BEACHWOOD, Ohio -- Chris Starkjohann, a PGA Teaching Professional from Cardiff-by-the-Sea, Calif., got a good call around 3:30 p.m. Tuesday afternoon. Jim Dent had withdrawn from the 70th Senior PGA Championship and Starkjohann, a teaching professional at Torrey Pines Gold Club and Outings, was the next on the alternate list. He showed up at Canterbury Golf Club Wednesday afternoon, got out on the course for some practice (but wasn't able to get a full practice round in), and teed it up on Thursday, his third attempt in this major championship.

Thursday's 71 put Starkjohann in good position to make his first cut at the Senior PGA Championship, but Friday's 68 has him in prime position for something more.

"You know, the first goal for us club pros is to make the cut," he noted. "I look at it, you know, we play one hole at a time and trying to make pars. And I know pars are good out here."

Starkjohann birdied his second hold of the day but then struggled with three bogeys by the time he reached the eighth tee box. Knowing that his opportunity to make the cut was in jeopardy, he told his wife Tracy (who also serves as his caddie) that he needed to hang in there and be a little less aggressive.  He then proceeded to birdie six of the final 10 holes.  So much for a little less aggressive.

Asked if he now had higher aspirations for the championship now that making the cut was assured, Starkjohann declined to jump too far ahead.

"Still going to just trust in the Lord and where the ball goes, it goes. Just have fun," he said.  "The hard part is over right now. Really. It's all gravy."

James Blair, a PGA Life Member, shot 71-72 to make it to the weekend as he stands tied for 27th.

"Yeah, I played pretty well," said Blair. "I try not to have any expectations before or even during the tournament, just want to play as well as I can.  I have my son with me caddying, helping me read greens, so we're having a good time."

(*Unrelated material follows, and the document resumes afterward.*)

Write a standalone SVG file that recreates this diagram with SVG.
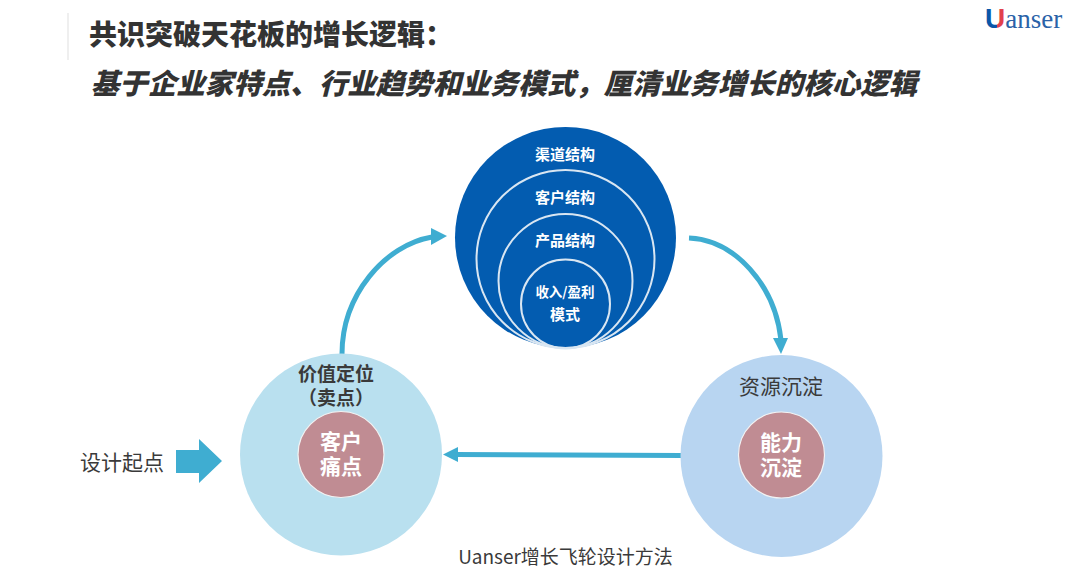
<svg xmlns="http://www.w3.org/2000/svg" width="1080" height="587" viewBox="0 0 1080 587">
<style>
text{font-family:"Noto Sans CJK SC","Noto Sans",sans-serif;text-anchor:middle}
.w{fill:#fff;font-weight:700}
.d{fill:#3a3a3a}
.t{fill:#333;font-weight:900}
.ring{fill:none;stroke:#d9e6f2;stroke-width:2}
.c{fill:none;stroke:#3fadd1;stroke-width:5}
.core{fill:#c08c93;stroke:#f3f3f3;stroke-width:1.200}
</style>
<defs>
<linearGradient id="u" gradientUnits="userSpaceOnUse" x1="985" y1="0" x2="1007" y2="0">
<stop offset="0.55" stop-color="#0b56a8"/><stop offset="0.55" stop-color="#e2404c"/>
</linearGradient>
</defs>
<rect width="1080" height="587" fill="#fff"/>
<g id="header">
<rect x="67" y="13" width="2" height="47" fill="#efefef"/>
<text x="271" y="45" font-size="28" class="t">共识突破天花板的增长逻辑：</text>
<text x="504" y="94" font-size="28.500" font-style="italic" class="t">基于企业家特点、行业趋势和业务模式，厘清业务增长的核心逻辑</text>
</g>
<g id="logo">
<text x="985" y="28" font-size="28" font-weight="700" style="text-anchor:start;font-family:'Liberation Sans',sans-serif"><tspan fill="url(#u)">U</tspan><tspan fill="#2a62a8" font-weight="400" font-size="27" style="font-family:'Liberation Serif',serif">anser</tspan></text>
</g>
<g id="connectors">
<path class="c" d="M342 354C342 295 385 245 432 237"/>
<path d="M447 236L431 228V245Z" fill="#3fadd1"/>
<path class="c" d="M689 238C735 240 775 285 781 340"/>
<path d="M781 354L773 338H788Z" fill="#3fadd1"/>
<path class="c" d="M682 455.500L456 454.500"/>
<path d="M443 454.500L458 447V462Z" fill="#3fadd1"/>
</g>
<g id="node-structure">
<circle cx="565.500" cy="237.500" r="110.500" fill="#035cb0"/>
<circle class="ring" cx="565.500" cy="259" r="89"/>
<circle class="ring" cx="565.500" cy="281" r="67"/>
<circle class="ring" cx="565.500" cy="304" r="44.500"/>
<text class="w" x="565" y="160" font-size="15">渠道结构</text>
<text class="w" x="565" y="203" font-size="15">客户结构</text>
<text class="w" x="565" y="246" font-size="15">产品结构</text>
<text class="w" x="565" y="297" font-size="13.500">收入/盈利</text>
<text class="w" x="565" y="320" font-size="15">模式</text>
</g>
<g id="node-value">
<circle cx="341" cy="454.500" r="101" fill="#b9e0ef"/>
<circle class="core" cx="341" cy="454.500" r="43"/>
<text font-size="19" font-weight="700" class="d"><tspan x="336" y="381">价值定位</tspan><tspan x="336" y="405">（卖点）</tspan></text>
<text class="w" font-size="21"><tspan x="341" y="449">客户</tspan><tspan x="341" y="474">痛点</tspan></text>
</g>
<g id="node-resource">
<circle cx="781.500" cy="456" r="101" fill="#b8d5f1"/>
<circle class="core" cx="781.500" cy="455" r="43"/>
<text x="781" y="394" font-size="21" class="d">资源沉淀</text>
<text class="w" font-size="21"><tspan x="781" y="450">能力</tspan><tspan x="781" y="475">沉淀</tspan></text>
</g>
<g id="start">
<text x="122" y="470" font-size="21" class="d">设计起点</text>
<path d="M176 450H199V439L222 461L199 483V473H176Z" fill="#3fadd1"/>
</g>
<text id="caption" x="565.500" y="564" font-size="19" class="d">Uanser增长飞轮设计方法</text>
</svg>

In total, 10 of the 40 PGA Club Professionals who entered the Senior PGA Championship made the cut. And for many of them, Friday was as much about celebrating the experience of major championship golf as much as a competitive round of golf.

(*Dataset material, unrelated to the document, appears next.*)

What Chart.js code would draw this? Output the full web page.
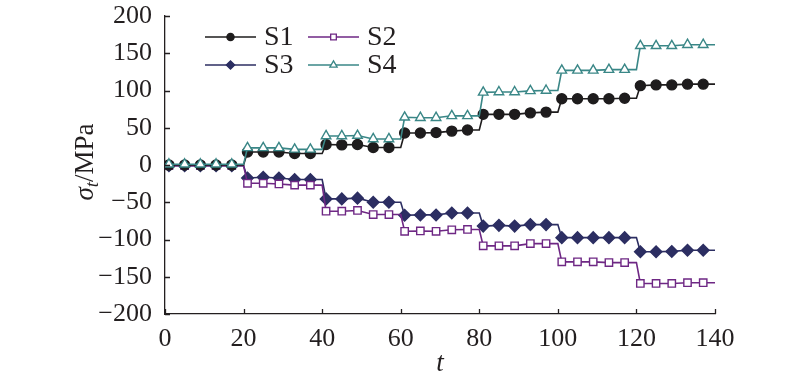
<!DOCTYPE html>
<html><head><meta charset="utf-8">
<script src="https://cdn.jsdelivr.net/npm/chart.js@4/dist/chart.umd.min.js"></script>
<style>html,body{margin:0;padding:0;background:#fff;}</style>
</head><body>
<canvas id="c" width="800" height="379"></canvas>
<script>
// time steps (marker points and stage-end points)
const tValues = [0,
  1,5,9,13,17,20,
  21,25,29,33,37,40,
  41,45,49,53,57,60,
  61,65,69,73,77,80,
  81,85,89,93,97,100,
  101,105,109,113,117,120,
  121,125,129,133,137,140];
// stage-end points (no marker drawn)
const stageEnds = [0,20,40,60,80,100,120,140];

const seriesNames = ['S1','S2','S3','S4'];
const s1 = [0,
  0,0,0,0,0,0,
  17.5,17.5,17.5,15.5,15.5,15.5,
  27.5,27,27.5,23.5,23.5,23.5,
  43,43,43.5,45.5,47,47,
  68,68,68,70,71,71,
  89,89,89,89,89.5,89.5,
  106.5,107.5,107.5,108.5,108.5,108.5];
const s2 = [-1,
  -1,-1,-1,-1,-1,-1,
  -24.5,-24.5,-25.5,-27,-27,-27,
  -62,-62,-61,-66.5,-66.5,-66.5,
  -89,-88.5,-89,-87,-86.5,-86.5,
  -108.5,-108.5,-108.5,-105.5,-105.5,-105.5,
  -130,-130,-130,-131,-131,-131,
  -159,-159,-159,-158,-158,-158];
const s3 = [-1,
  -1,-1,-1,-1,-1,-1,
  -17.5,-16.5,-17.5,-19.5,-19.5,-19.5,
  -45.5,-45.5,-44.5,-50,-50,-50,
  -67.5,-67,-67,-64.5,-64.5,-64.5,
  -82,-81,-82,-80,-80,-80,
  -97.5,-97.5,-97.5,-97.5,-97.5,-97.5,
  -116.5,-116.5,-116,-114.5,-114.5,-114.5];
const s4 = [1,
  1,1,1,1,1,1,
  23,23,23,21,21,21,
  39,39,39.5,35,35,35,
  64,63.5,63.5,66,66,66,
  97.5,98,98,99.5,100,100,
  127,127,127,128,128,128,
  160,160,160,161.5,161.5,161.5];

const xTicks = [0,20,40,60,80,100,120,140];
const yTicks = [-200,-150,-100,-50,0,50,100,150,200];

const INK = '#231f20';
const FONT = "'Liberation Serif', 'Times New Roman', serif";
const styles = [
  {color:'#1e1c1d', fill:'#1e1c1d', shape:'circle', r:5.0, lr:3.6},
  {color:'#6e2784', fill:'#ffffff', shape:'rect', r:5.2, lr:4.0},
  {color:'#2c2e62', fill:'#2c2e62', shape:'rectRot', r:5.8, lr:4.2},
  {color:'#3a8787', fill:'#ffffff', shape:'triangle', r:5.5, lr:4.2}
];
const seriesValues = [s1,s2,s3,s4];

const datasets = seriesValues.map((vals,i)=>({
  label: seriesNames[i],
  data: tValues.map((t,j)=>({x:t, y:vals[j]})),
  borderColor: styles[i].color,
  backgroundColor: styles[i].fill,
  pointBorderColor: styles[i].color,
  pointBackgroundColor: styles[i].fill,
  pointStyle: styles[i].shape,
  pointRadius: c => stageEnds.includes(tValues[c.dataIndex]) ? 0 : styles[i].r,
  pointBorderWidth: 1.4,
  borderWidth: 1.6,
  tension: 0,
  fill: false,
  order: i === 3 ? 0 : (i === 0 ? 1 : 2)
}));

function drawMarker(ctx, shape, x, y, r, stroke, fill){
  ctx.save();
  ctx.beginPath();
  if(shape==='circle'){ ctx.arc(x,y,r,0,Math.PI*2); }
  else if(shape==='rect'){ const s=r*Math.SQRT1_2; ctx.rect(x-s,y-s,2*s,2*s); }
  else if(shape==='rectRot'){ ctx.moveTo(x-r,y); ctx.lineTo(x,y-r); ctx.lineTo(x+r,y); ctx.lineTo(x,y+r); ctx.closePath(); }
  else if(shape==='triangle'){
    let a=0; ctx.moveTo(x+Math.sin(a)*r,y-Math.cos(a)*r);
    a+=2*Math.PI/3; ctx.lineTo(x+Math.sin(a)*r,y-Math.cos(a)*r);
    a+=2*Math.PI/3; ctx.lineTo(x+Math.sin(a)*r,y-Math.cos(a)*r);
    ctx.closePath();
  }
  ctx.fillStyle=fill; ctx.fill();
  ctx.lineWidth=1.3; ctx.strokeStyle=stroke; ctx.stroke();
  ctx.restore();
}

const decor = {
  id:'decor',
  afterDraw(chart){
    const ctx = chart.ctx;
    const a = chart.chartArea;
    const xs = chart.scales.x, ys = chart.scales.y;
    ctx.save();
    // inward tick marks
    ctx.strokeStyle = INK; ctx.lineWidth = 1.3;
    ctx.beginPath();
    xTicks.forEach(v=>{ const px = Math.round(xs.getPixelForValue(v))+0.5; ctx.moveTo(px,a.bottom); ctx.lineTo(px,a.bottom-5); });
    yTicks.forEach(v=>{ const py = Math.round(ys.getPixelForValue(v))+0.5; ctx.moveTo(a.left,py); ctx.lineTo(a.left+5,py); });
    ctx.stroke();

    // legend
    const rows = [[0,1],[2,3]];
    const rowY = [37, 65];
    const colX = [a.left+40, a.left+143];
    rows.forEach((row,ri)=>{
      row.forEach((si,ci)=>{
        const st = styles[si];
        const x0 = colX[ci], y = rowY[ri];
        ctx.strokeStyle = st.color; ctx.lineWidth = 1.6;
        ctx.beginPath(); ctx.moveTo(x0,y); ctx.lineTo(x0+51,y); ctx.stroke();
        drawMarker(ctx, st.shape, x0+25.5, y, st.lr, st.color, st.fill);
        ctx.fillStyle = INK; ctx.font = "28px " + FONT;
        ctx.textAlign='left'; ctx.textBaseline='middle';
        ctx.fillText(seriesNames[si], x0+59, y+1);
      });
    });

    // x title
    ctx.fillStyle = INK;
    ctx.font = "italic 27px " + FONT;
    ctx.textAlign='center'; ctx.textBaseline='alphabetic';
    ctx.fillText('t', (a.left+a.right)/2, a.bottom+57);

    // y title: σ_t/MPa rotated
    const cy = (a.top+a.bottom)/2 - 3;
    const bx = 93;
    ctx.translate(bx, cy);
    ctx.rotate(-Math.PI/2);
    const f1 = "italic 27px " + FONT, f2 = "italic 19px " + FONT, f3 = "27px " + FONT;
    ctx.font=f1; const w1 = ctx.measureText('σ').width;
    ctx.font=f2; const w2 = ctx.measureText('t').width;
    ctx.font=f3; const w3 = ctx.measureText('/MPa').width;
    let x = -(w1+w2+w3)/2;
    ctx.textAlign='left';
    ctx.font=f1; ctx.fillText('σ', x, 0); x+=w1;
    ctx.font=f2; ctx.fillText('t', x, 5); x+=w2;
    ctx.font=f3; ctx.fillText('/MPa', x, 0);
    ctx.restore();
  }
};

new Chart(document.getElementById('c'), {
  type:'line',
  data:{datasets},
  options:{
    responsive:false,
    devicePixelRatio:1,
    animation:false,
    layout:{padding:{left:0,right:85,top:16,bottom:0}},
    plugins:{legend:{display:false}, tooltip:{enabled:false}},
    scales:{
      x:{
        type:'linear', min:0, max:140,
        afterBuildTicks: s => { s.ticks = xTicks.map(v=>({value:v})); },
        ticks:{font:{family:FONT,size:26}, color:INK, padding:10, maxRotation:0},
        grid:{drawOnChartArea:false, drawTicks:false},
        border:{color:INK, width:1.3},
        afterFit: s => { s.height = 379 - 314; s.paddingLeft = 0; s.paddingRight = 0; }
      },
      y:{
        type:'linear', min:-200, max:200,
        afterBuildTicks: s => { s.ticks = yTicks.map(v=>({value:v})); },
        ticks:{font:{family:FONT,size:26}, color:INK, padding:13,
          callback: v => v < 0 ? '\u2212' + Math.abs(v) : String(v)},
        grid:{drawOnChartArea:false, drawTicks:false},
        border:{color:INK, width:1.3},
        afterFit: s => { s.width = 165; s.paddingTop = 0; s.paddingBottom = 0; }
      }
    }
  },
  plugins:[decor]
});
</script>
</body></html>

For Cleve Coldwater, the PGA Head Professional at Glenamaura National Golf Club in Moosic, Penn., Cleveland at times felt more like "Cleve" land. Coldwater had a boisterous following throughout his round as he flirted with the cut line until a late double bogey on hole No. 16 ended his chances.

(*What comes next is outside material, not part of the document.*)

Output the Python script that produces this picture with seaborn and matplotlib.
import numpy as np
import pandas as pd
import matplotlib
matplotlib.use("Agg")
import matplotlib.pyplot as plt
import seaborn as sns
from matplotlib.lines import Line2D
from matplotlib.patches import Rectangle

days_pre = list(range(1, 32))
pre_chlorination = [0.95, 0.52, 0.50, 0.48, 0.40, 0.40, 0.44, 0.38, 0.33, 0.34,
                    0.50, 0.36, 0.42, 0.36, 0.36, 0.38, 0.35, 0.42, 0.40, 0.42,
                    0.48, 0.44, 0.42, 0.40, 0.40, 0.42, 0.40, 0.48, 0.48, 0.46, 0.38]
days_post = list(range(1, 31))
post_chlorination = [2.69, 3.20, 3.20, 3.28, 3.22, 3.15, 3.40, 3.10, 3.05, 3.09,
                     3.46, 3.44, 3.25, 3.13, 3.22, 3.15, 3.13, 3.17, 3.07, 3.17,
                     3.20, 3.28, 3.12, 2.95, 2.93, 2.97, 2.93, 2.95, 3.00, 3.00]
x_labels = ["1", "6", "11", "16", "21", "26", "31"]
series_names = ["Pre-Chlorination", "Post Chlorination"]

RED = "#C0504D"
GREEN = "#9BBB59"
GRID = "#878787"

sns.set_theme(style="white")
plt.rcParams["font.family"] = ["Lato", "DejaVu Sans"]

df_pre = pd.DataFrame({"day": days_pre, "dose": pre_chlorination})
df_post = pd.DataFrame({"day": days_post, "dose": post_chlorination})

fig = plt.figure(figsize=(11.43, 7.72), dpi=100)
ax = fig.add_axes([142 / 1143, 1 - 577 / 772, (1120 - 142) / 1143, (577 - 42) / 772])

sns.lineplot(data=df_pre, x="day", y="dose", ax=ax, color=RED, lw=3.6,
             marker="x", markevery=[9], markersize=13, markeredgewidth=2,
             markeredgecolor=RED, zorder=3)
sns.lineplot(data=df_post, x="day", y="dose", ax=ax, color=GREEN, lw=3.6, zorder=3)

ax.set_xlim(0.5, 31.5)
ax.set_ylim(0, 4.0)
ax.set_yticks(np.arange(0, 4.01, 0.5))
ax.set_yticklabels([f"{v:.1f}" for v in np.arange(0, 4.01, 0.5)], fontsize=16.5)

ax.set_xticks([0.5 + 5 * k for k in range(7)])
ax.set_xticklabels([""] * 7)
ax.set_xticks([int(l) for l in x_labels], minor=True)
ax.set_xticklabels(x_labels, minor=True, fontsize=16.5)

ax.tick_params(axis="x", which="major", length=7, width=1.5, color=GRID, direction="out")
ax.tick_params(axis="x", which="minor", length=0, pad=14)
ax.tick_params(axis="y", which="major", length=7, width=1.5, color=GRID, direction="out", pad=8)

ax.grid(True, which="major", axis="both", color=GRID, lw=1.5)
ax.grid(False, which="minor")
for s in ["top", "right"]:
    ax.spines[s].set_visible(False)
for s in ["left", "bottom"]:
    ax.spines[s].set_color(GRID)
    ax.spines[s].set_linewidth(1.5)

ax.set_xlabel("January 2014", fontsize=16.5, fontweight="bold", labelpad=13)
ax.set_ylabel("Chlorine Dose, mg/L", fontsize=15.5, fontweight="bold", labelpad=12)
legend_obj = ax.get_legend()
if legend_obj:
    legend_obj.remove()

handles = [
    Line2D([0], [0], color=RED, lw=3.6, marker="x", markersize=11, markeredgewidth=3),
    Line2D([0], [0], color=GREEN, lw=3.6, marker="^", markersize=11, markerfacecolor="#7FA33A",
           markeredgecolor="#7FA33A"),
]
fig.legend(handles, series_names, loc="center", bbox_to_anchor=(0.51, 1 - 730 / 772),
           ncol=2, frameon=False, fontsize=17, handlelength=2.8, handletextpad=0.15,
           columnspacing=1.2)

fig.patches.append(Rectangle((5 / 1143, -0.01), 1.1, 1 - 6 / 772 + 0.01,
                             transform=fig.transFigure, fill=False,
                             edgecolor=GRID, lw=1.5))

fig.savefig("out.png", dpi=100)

"My family, my in-laws, some friends of ours," he remarked about the strong gallery support, "it was one of the reasons I wanted to get here -- so my friends and family could be a part of this. I almost pulled it off, came up just short, but I really enjoyed my time here, enjoyed the experience and hope I get to come back and be a part of another one soon."

Coldwater also relished the opportunity to play alongside many of the icons of golf.

"Any time you get an opportunity to play golf in a major championship, to compete against people who will be talked about forever in the game of golf, that can't be all bad."

Roy Vucinich, a PGA Life Member from Moon Township, Penn., has now competed in 12 Senior PGA Championships, but said the experience remains special and an honor.

"Cleveland is a great area, the golf course is a fabulous golf course, I'm certainly pleased I was able to qualify and play," Vucinich remarked after his second round. "I'm not very pleased with how I played, but being a part of this is always a tremendous time."

For PGA Club Professional Mike Malaska, long noted as one of the top teachers in the game, his experience was full of heart-warming and one heart-wrenching moment.

"I knew I needed a birdie on the final hole," the PGA Director of Instruction at Superstition Mountain Golf and Country Club in Apache Junction, Ariz., and Nicklaus Golf Academies Worldwide, "hit a good shot to the center of the green, came up about an inch short on the putt."

But Malaska will take away a number of gratifying memories as well. 

"I had my daughter caddying for me.  She is a golfer at the University of Arizona, but she may never get a chance to experience something like this. A major championship venue with these crowds and this kind of pressure; that's a tremendous opportunity for the both of us."